The two saved logs show very extensive searches, either to download or print blogposts on the 18th April 2016, the same day that the police visited County Hall to take the chief executive's initial complaint and collect 'evidence', and again on the 22nd June 2016. This second trawl was a couple of days before police again attended County Hall to take his full detailed statement.
These searches strongly suggest that the council were involved in compiling a dossier for the police.

So, this is either an astonishing coincidence or your council tax is being used, yet again, to pursue and support the chief executive's 'private' legal manoeuvres.

As Cneifiwr recently pointed out;

'Of course, it would be outrageous to suggest that council staff and resources were used to perform work for which a solicitor would have charged a small fortune because, as the council likes to remind everyone, this is an entirely private matter between Mr James CBE and a resident.'

And as The Herald notes it would be

"wholly inappropriate for any officer to use council IT infrastructure to assist another officer in the preparation of a private legal matter, and that it would also be wholly inappropriate for any officer to ask or instruct another officer to do so"

The council failed to respond to the Herald's enquiries.

The article is not online, please click to read

4 comments:

Teifion said...

How do CCC get away with it?

Not ustice IMHO, just the boyos looking after each other

Cibwr said...

I suspect is is evidence once again that the Chief Executive is a law unto himself, I very much doubt that any elected member had any input into the matter.
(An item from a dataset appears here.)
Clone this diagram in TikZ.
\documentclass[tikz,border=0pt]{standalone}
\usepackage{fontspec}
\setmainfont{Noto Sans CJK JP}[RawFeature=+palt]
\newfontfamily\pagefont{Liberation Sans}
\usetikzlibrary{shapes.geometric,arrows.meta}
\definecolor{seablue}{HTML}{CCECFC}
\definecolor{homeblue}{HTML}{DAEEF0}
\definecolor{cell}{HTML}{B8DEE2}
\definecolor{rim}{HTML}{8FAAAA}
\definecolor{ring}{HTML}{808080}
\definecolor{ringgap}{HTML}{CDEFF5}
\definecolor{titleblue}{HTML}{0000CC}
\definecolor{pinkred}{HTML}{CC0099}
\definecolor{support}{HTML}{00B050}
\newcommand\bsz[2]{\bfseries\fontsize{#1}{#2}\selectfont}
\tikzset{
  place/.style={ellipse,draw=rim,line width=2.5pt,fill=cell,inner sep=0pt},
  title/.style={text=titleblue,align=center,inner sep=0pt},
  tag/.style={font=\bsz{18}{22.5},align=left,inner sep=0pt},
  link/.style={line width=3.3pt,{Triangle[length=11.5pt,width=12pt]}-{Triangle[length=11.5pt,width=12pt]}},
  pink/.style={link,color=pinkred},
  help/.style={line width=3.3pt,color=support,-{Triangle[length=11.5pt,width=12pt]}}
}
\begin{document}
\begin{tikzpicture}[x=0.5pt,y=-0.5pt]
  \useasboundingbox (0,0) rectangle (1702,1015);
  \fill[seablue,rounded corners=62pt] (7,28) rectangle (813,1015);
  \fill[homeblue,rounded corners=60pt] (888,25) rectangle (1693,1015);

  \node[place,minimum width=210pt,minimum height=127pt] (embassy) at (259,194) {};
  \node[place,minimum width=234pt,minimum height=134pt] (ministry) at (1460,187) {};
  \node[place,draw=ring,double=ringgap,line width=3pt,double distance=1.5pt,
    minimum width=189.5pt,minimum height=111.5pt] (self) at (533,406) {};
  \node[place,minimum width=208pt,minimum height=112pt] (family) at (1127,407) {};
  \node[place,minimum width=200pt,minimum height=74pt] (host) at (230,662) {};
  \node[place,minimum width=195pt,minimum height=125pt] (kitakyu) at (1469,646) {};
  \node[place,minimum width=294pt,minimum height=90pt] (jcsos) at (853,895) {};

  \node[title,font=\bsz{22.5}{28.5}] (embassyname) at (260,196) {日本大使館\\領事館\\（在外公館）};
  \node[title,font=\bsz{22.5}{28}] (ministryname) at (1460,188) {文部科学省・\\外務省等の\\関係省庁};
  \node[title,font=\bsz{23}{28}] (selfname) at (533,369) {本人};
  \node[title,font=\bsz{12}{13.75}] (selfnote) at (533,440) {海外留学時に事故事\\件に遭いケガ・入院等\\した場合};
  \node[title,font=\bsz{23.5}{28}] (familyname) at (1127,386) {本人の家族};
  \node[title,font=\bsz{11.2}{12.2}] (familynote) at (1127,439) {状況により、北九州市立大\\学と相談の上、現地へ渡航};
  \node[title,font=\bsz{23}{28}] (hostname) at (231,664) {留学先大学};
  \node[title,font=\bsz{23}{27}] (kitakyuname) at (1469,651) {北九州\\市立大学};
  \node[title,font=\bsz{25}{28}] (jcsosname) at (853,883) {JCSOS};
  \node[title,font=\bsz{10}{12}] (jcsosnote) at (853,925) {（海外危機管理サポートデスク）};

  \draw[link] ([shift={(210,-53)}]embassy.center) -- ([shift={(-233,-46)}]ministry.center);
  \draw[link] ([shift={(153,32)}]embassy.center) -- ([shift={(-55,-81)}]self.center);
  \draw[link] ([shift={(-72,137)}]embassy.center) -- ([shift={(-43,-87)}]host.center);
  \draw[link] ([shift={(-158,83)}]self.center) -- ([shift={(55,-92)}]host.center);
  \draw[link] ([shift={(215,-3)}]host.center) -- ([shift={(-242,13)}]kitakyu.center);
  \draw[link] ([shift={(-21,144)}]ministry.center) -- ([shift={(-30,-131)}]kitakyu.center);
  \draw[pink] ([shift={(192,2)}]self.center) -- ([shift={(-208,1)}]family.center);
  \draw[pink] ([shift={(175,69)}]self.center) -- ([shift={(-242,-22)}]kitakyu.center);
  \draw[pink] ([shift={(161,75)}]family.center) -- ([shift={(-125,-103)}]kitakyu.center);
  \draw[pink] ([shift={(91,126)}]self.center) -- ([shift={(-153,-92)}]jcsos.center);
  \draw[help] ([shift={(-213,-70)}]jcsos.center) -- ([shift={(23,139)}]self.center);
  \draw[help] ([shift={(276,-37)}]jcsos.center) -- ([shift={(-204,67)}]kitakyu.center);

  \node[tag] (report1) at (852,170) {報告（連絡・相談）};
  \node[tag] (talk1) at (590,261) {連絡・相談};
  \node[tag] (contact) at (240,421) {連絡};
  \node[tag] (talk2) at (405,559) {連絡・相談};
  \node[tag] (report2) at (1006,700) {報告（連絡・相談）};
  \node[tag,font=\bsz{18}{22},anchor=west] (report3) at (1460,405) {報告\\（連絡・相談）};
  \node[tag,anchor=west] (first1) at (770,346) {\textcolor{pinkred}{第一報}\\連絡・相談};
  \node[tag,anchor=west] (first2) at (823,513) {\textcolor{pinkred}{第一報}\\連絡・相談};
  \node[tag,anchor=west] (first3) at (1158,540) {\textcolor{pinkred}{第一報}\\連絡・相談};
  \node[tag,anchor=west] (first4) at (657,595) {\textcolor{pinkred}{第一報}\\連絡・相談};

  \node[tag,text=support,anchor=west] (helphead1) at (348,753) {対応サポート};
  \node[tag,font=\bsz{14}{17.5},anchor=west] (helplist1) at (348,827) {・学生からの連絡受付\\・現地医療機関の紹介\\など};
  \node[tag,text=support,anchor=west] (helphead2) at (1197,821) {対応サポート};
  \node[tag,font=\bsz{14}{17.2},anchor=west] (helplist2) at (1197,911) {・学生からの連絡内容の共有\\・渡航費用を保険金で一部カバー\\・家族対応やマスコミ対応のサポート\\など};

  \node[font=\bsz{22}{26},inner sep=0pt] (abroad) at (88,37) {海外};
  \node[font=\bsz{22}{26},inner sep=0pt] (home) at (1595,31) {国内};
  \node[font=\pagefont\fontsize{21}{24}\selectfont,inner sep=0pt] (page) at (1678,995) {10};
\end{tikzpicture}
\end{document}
Which in its self is reason to sweep aside the whole structure of a Chief Executive running the council as a council manager and downgrading the position back to what it was once, County Clerk, under the control of the council rather than the extremely powerful position that it has now become. BTW this does not just apply to Carmarthen - it should apply to all councils in Wales.

Verity said...

How did local government become the monster that it now is? Many years ago I worked in the Education Dept of Pembs CC on St Thomas Green in Haverfordwest and I doubt very much if there were more than 15 to 20 people in total in that department, including clerks and typists, covering all aspects from nursery to further education. And that was pre-computerisation days. The three counties of Dyfed CC managed with one Director of Education but as soon as it reverted to three authorities, Carmarthenshire suddenly needed one Director and three Deputies with goodness knows how many heads of this and heads of that. I assume this was replicated in Pembrokeshire and Ceredigion. This expansion has never stopped so we end up with hordes of "managers" and "workers" - doing what? Any more than in the old days? It would be interesting to compare staff numbers pre-Dyfed, during Dyfed and present day.

As Cibwr says, we need to get rid of the Chief Executive title and revert to using the nomenclature of Clerk to the Council because that it was the position is. It has become a post of far too much power in the wrong hands.

Verity said...

Correction: !! "that is what the position is" - not the gobblydook "that it was the position is" that I wrote originally! Old age is catching up with me.